DO WE NEED A CONSERVATIVE APPROACH TO IRAQ? Given the current difficulties we are faced with it is a good time as ever to ask a few questions about the general mindset behind the Iraq policy. Now, a lot of people call this "neoconservative", but that's misleading term, as there is only a vague idea of what neconservative foreign policy is supposed to be as an intellectual concept. The better term I came across somewhere was democratic imperialism. I find that the better description because it encapsulates in it itself the inherent contradiction we face in our foreign policy choices -democracy vs imperialism-, while acknowledging that this is an intellectually sound concept. Additionally it has the advantage that it can include people who aren't conservative or right wing of any stripe or colour, but who support this policy nonetheless, such as Tony Blair and David Aaronovitch, or over the Big Pond, Paul Bermann and Thomas Friedmann.
This is a question of definition that I think needs bearing in mind when reading this piece by George Will on the question whether or not the Bush administration is too "neoconservative" in its approach to Iraqi nation building:

Speaking of culture, as neoconservative nation-builders would be well-advised to avoid doing, Pat Moynihan said: "The central conservative truth is that it is culture, not politics, that determines the success of a society. The central liberal truth is that politics can change a culture and save it from itself." Here we reach the real issue about Iraq, as distinct from unpleasant musings about who believes what about skin color.
The issue is the second half of Moynihan's formulation -- our ability to wield political power to produce the requisite cultural change in a place such as Iraq. Time was, this question would have separated conservatives from liberals. Nowadays it separates conservatives from neoconservatives.
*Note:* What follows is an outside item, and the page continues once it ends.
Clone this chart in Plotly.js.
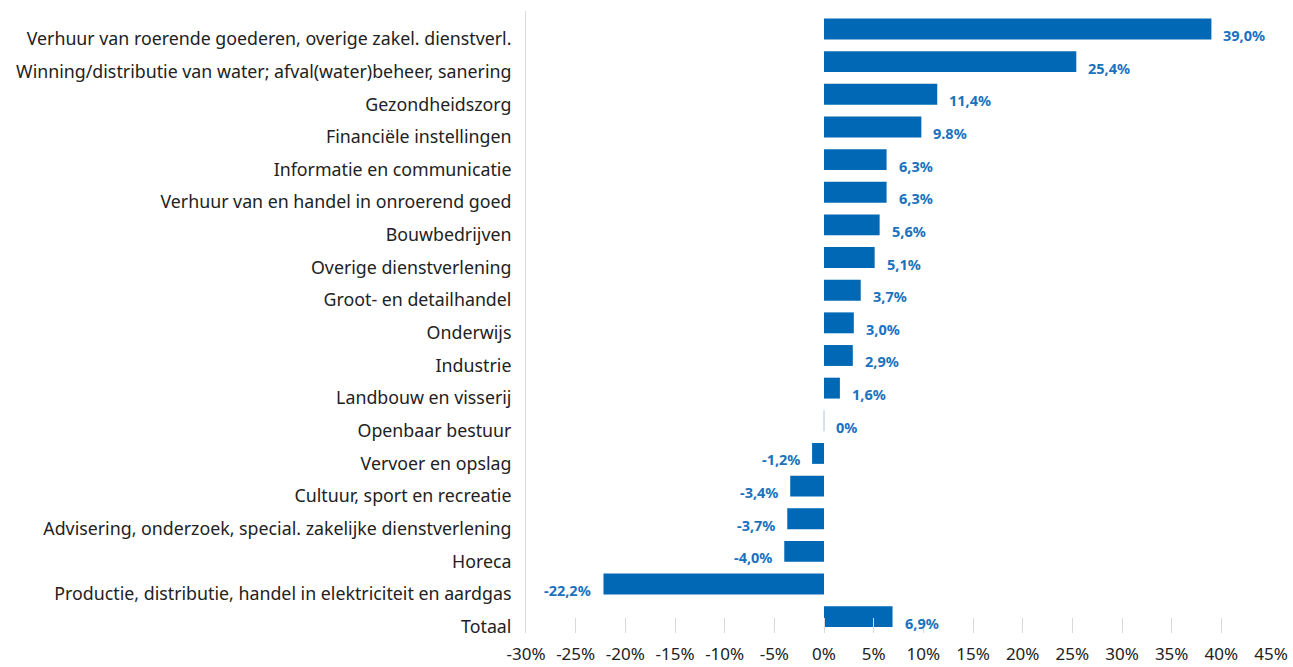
<!DOCTYPE html>
<html>
<head>
<meta charset="utf-8">
<script src="https://cdn.plot.ly/plotly-3.0.1.min.js"></script>
<style>html,body{margin:0;padding:0;background:#fff;}#chart{width:1293px;height:667px;}</style>
</head>
<body>
<div id="chart"></div>
<script>
const categories = [
  "Verhuur van roerende goederen, overige zakel. dienstverl.",
  "Winning/distributie van water; afval(water)beheer, sanering",
  "Gezondheidszorg",
  "Financiële instellingen",
  "Informatie en communicatie",
  "Verhuur van en handel in onroerend goed",
  "Bouwbedrijven",
  "Overige dienstverlening",
  "Groot- en detailhandel",
  "Onderwijs",
  "Industrie",
  "Landbouw en visserij",
  "Openbaar bestuur",
  "Vervoer en opslag",
  "Cultuur, sport en recreatie",
  "Advisering, onderzoek, special. zakelijke dienstverlening",
  "Horeca",
  "Productie, distributie, handel in elektriciteit en aardgas",
  "Totaal"
];
const values = [39.0, 25.4, 11.4, 9.8, 6.3, 6.3, 5.6, 5.1, 3.7, 3.0, 2.9, 1.6, 0, -1.2, -3.4, -3.7, -4.0, -22.2, 6.9];
const valueLabels = ["39,0%","25,4%","11,4%","9.8%","6,3%","6,3%","5,6%","5,1%","3,7%","3,0%","2,9%","1,6%","0%","-1,2%","-3,4%","-3,7%","-4,0%","-22,2%","6,9%"];
const tickValues = [-30,-25,-20,-15,-10,-5,0,5,10,15,20,25,30,35,40,45];
const tickLabels = ["-30%","-25%","-20%","-15%","-10%","-5%","0%","5%","10%","15%","20%","25%","30%","35%","40%","45%"];

const barColor = "#0068b4";
const labelColor = "#1a72be";

const trace = {
  type: "bar",
  orientation: "h",
  x: values,
  y: categories,
  marker: {
    color: barColor,
    line: {
      width: values.map(v => v === 0 ? 1 : 0),
      color: values.map(v => v === 0 ? "#c8d6e3" : barColor)
    }
  },
  hoverinfo: "skip"
};

const annotations = values.map((v, i) => ({
  x: v,
  y: categories[i],
  xref: "x",
  yref: "y",
  text: valueLabels[i],
  showarrow: false,
  xanchor: v < 0 ? "right" : "left",
  xshift: v < 0 ? -10 : 10,
  yshift: -6,
  font: {family: "Noto Sans, sans-serif", size: 14.5, color: labelColor, weight: 700}
}));

const layout = {
  width: 1293,
  height: 667,
  margin: {l: 526, r: 22, t: 11, b: 34},
  paper_bgcolor: "#fff",
  plot_bgcolor: "#fff",
  showlegend: false,
  bargap: 0.36,
  font: {family: "Noto Sans, sans-serif", color: "#222"},
  xaxis: {
    range: [-30, 45],
    tickvals: tickValues,
    ticktext: tickLabels,
    ticks: "inside",
    ticklen: 15,
    tickwidth: 1,
    tickcolor: "#d9d9d9",
    ticklabelstandoff: 9,
    showgrid: false,
    zeroline: false,
    showline: false,
    automargin: false,
    tickfont: {size: 17, color: "#222"},
    fixedrange: true
  },
  yaxis: {
    autorange: "reversed",
    showline: true,
    linecolor: "#d9d9d9",
    linewidth: 1,
    showgrid: false,
    zeroline: false,
    automargin: false,
    ticks: "",
    ticklabelstandoff: 10,
    ticklabelshift: -10,
    tickfont: {size: 17.8, color: "#222"},
    fixedrange: true
  },
  annotations: annotations
};

Plotly.newPlot("chart", [trace], layout, {displayModeBar: false, staticPlot: true});
</script>
</body>
</html>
Well yes there is friction between the two positions and here is an important caveat I agree needs to be remembered by us hawks more:

"I have thought it my duty to exhibit things as they are, not as they ought to be." That is the core of conservatism.
Traditional conservatism. Nothing "neo" about it. This administration needs a dose of conservatism without the prefix.

Will is right, that is a commonsensical conservative approach to take. This connects to a fear that has been following me right from the onset of the Iraq debate proper in the summer of 2002: can we democratise Iraq? I know that neither Islamic nor Arabic culture nor Iraqi culture per se are an obstacle to democracy, and to say otherwise is racist. But we do have to acknowledge that the current mood in Iraq looks far less reassuring as a basis for democracy. We may well be in for a much uglier and longer haul than we expected. What I would like is a conservative approach that accepts that Iraq isn't quite ready yet instead of letting idealism dictate policy and thus formulates an approach that can stabilise Iraq until such a time, perhaps two more years or so. But what I don't want is a "conservative" approach that simply puts a friendly Iraqi military dictatorship in place and then lets us get out. That would be a betrayal of our cause, the Iraqi people and would ultimately be futile in the longer run anyway as such approaches have shown in the past. Better to get the job done properly than be patching up problems unsatisfactorily again and again and again.